Ruins of Vha: Taking Encounters Beyond the Prototype
It is finally ready! After weeks of working on it in my free time, I have published a working prototype of my current project: Ruins of Vha. It’s small, with placeholder assets and a rough UI, and it has slimmed-out versions of most of the game’s main mechanics. I’m extremely proud of how it turned out, but transforming the prototype into an alpha build is a daunting task. After taking a break for a week, I mapped out a plan for expanding the game, starting with a revision to the Encounter System. Below is a short gif showing part of an encounter from the prototype.

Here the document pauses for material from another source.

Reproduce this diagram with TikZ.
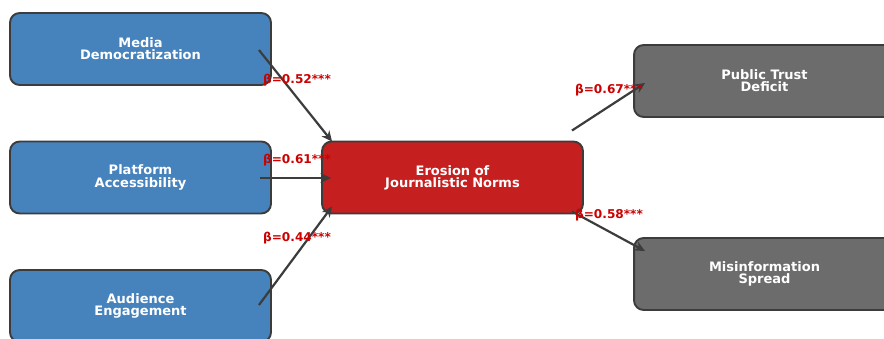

When the player hits the interact key within the room, the party spreads out, and starts a dialogue ending with a choice. It isn’t a continuous scripted cut-scene. Instead, the encounter is broken down into a bunch of modular segments. Each segment handles a small part of the encounter, but the player will only see some of these segments when they interact. That’s because each segment has requirements that are checked right at the start of the encounter, and will only play if the requirements are met. This encounter plays out differently if there is no urn there, if the player is carrying an urn, or if other conditions are met. Parts of the encounter will only play once, and parts of the encounter are gated behind specific choices. In this prototype, I barely scratched the surface of what this type of encounter system can do, and I plan to expand it significantly in the coming weeks.

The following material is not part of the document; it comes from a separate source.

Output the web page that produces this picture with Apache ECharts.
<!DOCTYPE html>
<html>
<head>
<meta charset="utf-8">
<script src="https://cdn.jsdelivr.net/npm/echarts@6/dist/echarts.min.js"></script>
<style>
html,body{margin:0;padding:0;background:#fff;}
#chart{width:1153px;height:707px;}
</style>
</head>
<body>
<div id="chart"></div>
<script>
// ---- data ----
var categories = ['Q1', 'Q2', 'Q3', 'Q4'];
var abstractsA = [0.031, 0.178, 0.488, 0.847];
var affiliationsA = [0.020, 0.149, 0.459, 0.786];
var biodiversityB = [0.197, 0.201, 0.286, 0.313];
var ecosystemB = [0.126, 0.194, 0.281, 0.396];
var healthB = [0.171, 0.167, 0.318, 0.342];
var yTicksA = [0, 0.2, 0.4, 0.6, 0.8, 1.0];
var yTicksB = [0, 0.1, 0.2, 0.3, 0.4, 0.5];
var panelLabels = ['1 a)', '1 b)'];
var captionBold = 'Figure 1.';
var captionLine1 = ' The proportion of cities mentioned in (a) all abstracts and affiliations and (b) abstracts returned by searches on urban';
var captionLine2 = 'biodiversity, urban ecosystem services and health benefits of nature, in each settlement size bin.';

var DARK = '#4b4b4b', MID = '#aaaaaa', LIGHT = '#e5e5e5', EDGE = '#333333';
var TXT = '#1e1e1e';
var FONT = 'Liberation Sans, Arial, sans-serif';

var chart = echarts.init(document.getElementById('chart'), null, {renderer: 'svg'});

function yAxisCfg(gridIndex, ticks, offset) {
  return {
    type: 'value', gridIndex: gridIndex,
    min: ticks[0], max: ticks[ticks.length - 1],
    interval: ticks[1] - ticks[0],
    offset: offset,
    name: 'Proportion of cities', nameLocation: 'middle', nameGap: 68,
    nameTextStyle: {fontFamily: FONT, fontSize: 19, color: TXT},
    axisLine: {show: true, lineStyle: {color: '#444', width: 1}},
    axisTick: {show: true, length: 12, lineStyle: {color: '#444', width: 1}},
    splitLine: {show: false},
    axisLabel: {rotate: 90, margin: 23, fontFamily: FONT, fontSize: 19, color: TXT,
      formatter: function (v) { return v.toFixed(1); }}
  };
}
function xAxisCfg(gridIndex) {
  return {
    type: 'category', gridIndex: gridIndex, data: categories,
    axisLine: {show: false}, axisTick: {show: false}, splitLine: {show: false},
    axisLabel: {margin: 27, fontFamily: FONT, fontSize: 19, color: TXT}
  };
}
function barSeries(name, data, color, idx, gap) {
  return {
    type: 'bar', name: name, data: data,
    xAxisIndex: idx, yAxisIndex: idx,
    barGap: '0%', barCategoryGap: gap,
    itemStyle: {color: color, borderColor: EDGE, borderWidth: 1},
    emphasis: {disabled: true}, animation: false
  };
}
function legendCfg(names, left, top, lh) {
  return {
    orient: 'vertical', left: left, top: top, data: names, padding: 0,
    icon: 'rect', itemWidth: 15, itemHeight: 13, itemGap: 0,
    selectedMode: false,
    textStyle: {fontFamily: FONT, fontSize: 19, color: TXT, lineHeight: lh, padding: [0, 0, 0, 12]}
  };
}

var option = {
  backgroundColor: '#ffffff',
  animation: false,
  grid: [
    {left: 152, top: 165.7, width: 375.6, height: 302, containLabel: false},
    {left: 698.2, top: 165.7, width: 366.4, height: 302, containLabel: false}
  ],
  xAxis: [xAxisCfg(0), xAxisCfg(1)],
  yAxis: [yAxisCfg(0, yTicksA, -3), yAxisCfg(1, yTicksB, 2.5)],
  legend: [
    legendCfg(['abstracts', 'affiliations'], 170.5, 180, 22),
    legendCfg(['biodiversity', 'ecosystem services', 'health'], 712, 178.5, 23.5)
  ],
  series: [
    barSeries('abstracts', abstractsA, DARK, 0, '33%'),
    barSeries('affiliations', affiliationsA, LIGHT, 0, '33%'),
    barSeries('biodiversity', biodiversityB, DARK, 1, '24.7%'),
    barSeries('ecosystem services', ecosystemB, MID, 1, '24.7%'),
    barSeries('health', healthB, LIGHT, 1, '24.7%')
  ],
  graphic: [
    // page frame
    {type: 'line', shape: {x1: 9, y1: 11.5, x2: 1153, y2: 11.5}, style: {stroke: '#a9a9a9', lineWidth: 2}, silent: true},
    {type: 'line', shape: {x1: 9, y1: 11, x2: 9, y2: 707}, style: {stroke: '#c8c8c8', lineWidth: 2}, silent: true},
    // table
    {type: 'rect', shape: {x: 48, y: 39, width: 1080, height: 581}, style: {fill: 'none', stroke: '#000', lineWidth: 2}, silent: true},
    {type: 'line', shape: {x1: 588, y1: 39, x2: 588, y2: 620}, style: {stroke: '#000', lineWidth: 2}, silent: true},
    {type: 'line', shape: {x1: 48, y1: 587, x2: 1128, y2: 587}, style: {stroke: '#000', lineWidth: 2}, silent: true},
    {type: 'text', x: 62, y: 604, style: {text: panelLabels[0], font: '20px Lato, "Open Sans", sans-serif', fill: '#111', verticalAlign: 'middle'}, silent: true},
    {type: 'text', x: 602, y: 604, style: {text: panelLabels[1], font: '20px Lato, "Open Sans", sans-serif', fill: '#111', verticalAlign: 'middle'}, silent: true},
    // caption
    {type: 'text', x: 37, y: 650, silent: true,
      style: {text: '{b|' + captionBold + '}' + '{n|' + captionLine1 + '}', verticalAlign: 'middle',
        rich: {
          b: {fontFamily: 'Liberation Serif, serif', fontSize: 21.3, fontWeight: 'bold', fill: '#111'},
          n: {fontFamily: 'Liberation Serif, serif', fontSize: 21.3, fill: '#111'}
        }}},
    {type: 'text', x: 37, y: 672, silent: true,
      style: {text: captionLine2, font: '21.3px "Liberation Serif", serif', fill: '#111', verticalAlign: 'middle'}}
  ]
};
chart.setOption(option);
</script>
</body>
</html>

Below is a screenshot of what this encounter looks like in the Unity editor. A1 is the room code for that part of the map, so I included it in the names of each segment of the encounter. Each segment has a generic script that all segments have in common, a script specific to whatever kind of segment it is (dialogue, movement, animations, etc), and at least one prerequisite. These prerequisites are separate objects for my own ease of use, so I can drag-and-drop them onto segments and modify them in the inspector. The reason I’ve gone down this rabbit hole is that I’ll need to re-build the prerequisite scripts, and probably much of this encounter system, because the scripts they interact with are all placeholders for something I haven’t built yet: the Encounter Chronicle.
Encounter Chronicle might sound like an epic name for a glorified journal, but it’ll be a major pillar of the project. It will store and maintain information on all of the game’s encounters, their current states, and what the player has already seen and done in relation to those encounters. My goal is to use the Encounter Chronicle as the foundation for dynamic narrative content in this non-linear game. I’ll be able to design encounters that can seamlessly adapt to the death or capture of characters, the loss or destruction of key items, or even what would normally be considered a sequence break.

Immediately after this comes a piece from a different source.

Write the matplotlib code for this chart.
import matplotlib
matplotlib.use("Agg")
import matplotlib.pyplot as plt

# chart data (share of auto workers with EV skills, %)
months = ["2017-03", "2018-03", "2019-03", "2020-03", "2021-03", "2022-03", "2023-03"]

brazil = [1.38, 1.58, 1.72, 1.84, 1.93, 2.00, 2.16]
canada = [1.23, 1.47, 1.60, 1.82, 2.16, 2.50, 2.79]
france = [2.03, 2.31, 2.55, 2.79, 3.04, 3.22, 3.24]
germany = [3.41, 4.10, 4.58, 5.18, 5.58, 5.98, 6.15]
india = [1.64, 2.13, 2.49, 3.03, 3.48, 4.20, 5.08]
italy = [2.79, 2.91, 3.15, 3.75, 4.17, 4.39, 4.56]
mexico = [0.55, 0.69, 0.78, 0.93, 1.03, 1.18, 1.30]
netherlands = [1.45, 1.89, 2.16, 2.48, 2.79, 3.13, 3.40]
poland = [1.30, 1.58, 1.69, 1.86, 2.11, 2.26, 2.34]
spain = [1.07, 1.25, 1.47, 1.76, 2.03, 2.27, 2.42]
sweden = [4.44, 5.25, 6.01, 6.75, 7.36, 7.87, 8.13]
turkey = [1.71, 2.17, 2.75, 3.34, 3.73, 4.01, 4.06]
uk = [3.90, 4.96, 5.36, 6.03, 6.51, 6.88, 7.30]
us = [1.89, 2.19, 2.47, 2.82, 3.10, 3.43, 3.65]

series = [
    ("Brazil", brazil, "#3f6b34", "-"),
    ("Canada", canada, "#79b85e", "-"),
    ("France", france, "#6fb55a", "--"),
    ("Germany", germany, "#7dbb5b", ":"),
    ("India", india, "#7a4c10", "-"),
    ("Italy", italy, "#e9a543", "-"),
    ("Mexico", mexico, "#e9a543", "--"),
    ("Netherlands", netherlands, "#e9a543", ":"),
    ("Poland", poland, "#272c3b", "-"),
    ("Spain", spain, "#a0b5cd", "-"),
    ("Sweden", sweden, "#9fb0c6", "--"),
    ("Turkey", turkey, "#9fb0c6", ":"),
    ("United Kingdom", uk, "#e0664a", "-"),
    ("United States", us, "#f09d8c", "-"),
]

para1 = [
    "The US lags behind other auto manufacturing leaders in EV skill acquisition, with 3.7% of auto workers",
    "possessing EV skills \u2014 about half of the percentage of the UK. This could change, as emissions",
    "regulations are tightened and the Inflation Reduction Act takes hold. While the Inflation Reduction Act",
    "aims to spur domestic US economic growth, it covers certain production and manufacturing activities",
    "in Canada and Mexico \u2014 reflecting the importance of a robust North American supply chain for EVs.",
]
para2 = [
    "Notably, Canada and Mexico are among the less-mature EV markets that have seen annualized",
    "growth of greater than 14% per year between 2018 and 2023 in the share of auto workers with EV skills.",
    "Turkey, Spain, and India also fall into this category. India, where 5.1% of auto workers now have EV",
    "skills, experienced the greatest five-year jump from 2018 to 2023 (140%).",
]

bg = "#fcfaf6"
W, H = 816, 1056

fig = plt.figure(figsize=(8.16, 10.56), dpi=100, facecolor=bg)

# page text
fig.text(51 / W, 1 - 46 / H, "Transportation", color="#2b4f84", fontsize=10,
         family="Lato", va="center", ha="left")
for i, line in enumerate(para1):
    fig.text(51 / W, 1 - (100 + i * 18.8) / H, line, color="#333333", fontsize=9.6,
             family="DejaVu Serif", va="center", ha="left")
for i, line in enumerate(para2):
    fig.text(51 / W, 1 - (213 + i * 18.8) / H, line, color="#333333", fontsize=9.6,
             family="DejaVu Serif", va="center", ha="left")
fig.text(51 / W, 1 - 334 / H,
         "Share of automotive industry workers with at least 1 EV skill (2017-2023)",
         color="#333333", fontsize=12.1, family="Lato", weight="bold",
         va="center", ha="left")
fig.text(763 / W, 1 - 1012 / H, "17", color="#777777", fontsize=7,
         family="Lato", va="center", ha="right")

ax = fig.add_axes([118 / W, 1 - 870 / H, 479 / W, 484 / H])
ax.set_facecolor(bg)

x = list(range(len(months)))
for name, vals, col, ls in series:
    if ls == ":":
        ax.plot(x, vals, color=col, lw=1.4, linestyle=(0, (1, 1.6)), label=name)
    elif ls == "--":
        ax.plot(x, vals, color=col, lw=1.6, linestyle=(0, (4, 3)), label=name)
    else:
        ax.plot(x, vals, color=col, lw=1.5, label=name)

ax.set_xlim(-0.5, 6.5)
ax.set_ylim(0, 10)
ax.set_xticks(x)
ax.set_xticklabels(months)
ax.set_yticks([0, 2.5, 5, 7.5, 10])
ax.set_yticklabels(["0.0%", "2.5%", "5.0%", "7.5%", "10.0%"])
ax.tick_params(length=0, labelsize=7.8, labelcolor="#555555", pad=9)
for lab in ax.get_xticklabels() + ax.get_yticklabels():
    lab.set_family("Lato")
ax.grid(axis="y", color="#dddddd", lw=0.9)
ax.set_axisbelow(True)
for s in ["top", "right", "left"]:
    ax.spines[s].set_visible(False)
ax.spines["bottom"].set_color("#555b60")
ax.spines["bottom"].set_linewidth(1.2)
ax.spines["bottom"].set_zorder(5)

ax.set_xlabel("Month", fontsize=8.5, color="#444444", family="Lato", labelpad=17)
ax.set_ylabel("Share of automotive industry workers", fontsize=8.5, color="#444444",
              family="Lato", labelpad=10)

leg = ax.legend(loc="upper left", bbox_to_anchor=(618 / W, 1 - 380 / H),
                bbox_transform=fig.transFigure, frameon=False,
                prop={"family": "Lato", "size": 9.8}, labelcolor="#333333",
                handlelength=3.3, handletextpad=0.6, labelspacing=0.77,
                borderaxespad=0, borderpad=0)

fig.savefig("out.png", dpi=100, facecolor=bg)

There is a key reason that I’ve held off on designing the Encounter Chronicle until now: the game didn’t need a save system. The prototype is currently only one zone, one combat encounter, one puzzle, and a handful of dialogue sequences. The next build of the game will have multiple areas, most of which will be larger than the demo area, and I’ll have to implement a save system of some kind eventually anyways. However I choose to implement saving and loading, it will need to be able to handle everything in the Encounter Chronicle, or at least a version of it that can be read. Over the next few weeks, I’ll be designing these two systems together, using the prototype level as a test area.
I’m really looking forward to sharing my progress! Until then I’m also taking another stab at a different prototype, The Dim Road, so you may see an update on that project in the next month or so.